Thanks @fehiepsi , that makes sense!
Do you have a recommendation for how to wrap a linear regression model in a plate messenger so that predictive samples can be generated in parallel? In the Bayesian Regression tutorial, it says that
We generate 800 samples from our trained model. Internally, this is done by first generating samples for the unobserved sites in the
guide
, and then running the model forward by conditioning the sites to values sampled from theguide
. Refer to the Model Serving section for insight on how thePredictive
class works.
For my bayesian linear regression model, I’d like to generate 1000 predictive samples from the trained model for each new input example. I’m not sure if serving the model via TorchScript would improve the time it takes to generate these samples. I’ve been trying to follow the recommendations in this forum post: “When parallel=False
, Predictive
has to run your model once per sample, which as you are seeing will be very slow for large numbers of samples.” But I can’t seem to get this working with a simple linear model.

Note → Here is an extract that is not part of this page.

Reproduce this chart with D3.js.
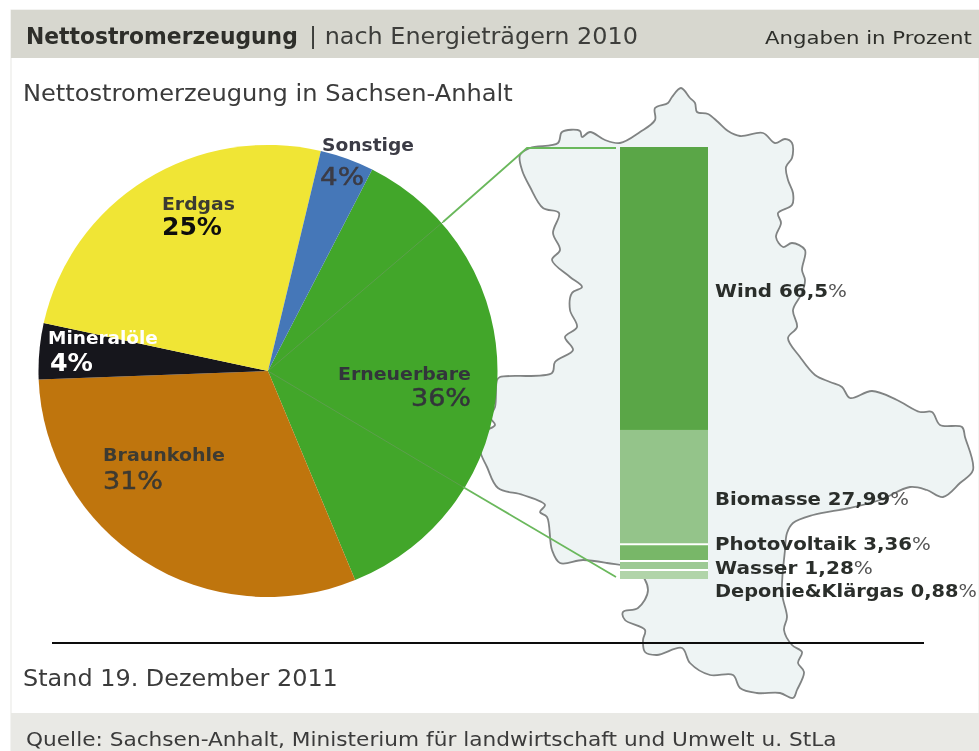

I’m just trying to find an example of how to wrap a linear regression model in an outermost plate
messenger to take advantage of the ‘parallel=True’ functionality in the ‘Predictive’ class. If you have any other suggestions or examples I’d greatly appreciate it. For now, I might just try writing my own linear model (as in the second part of the tutorial) to see if that works with the ‘parallel=True’ functionality.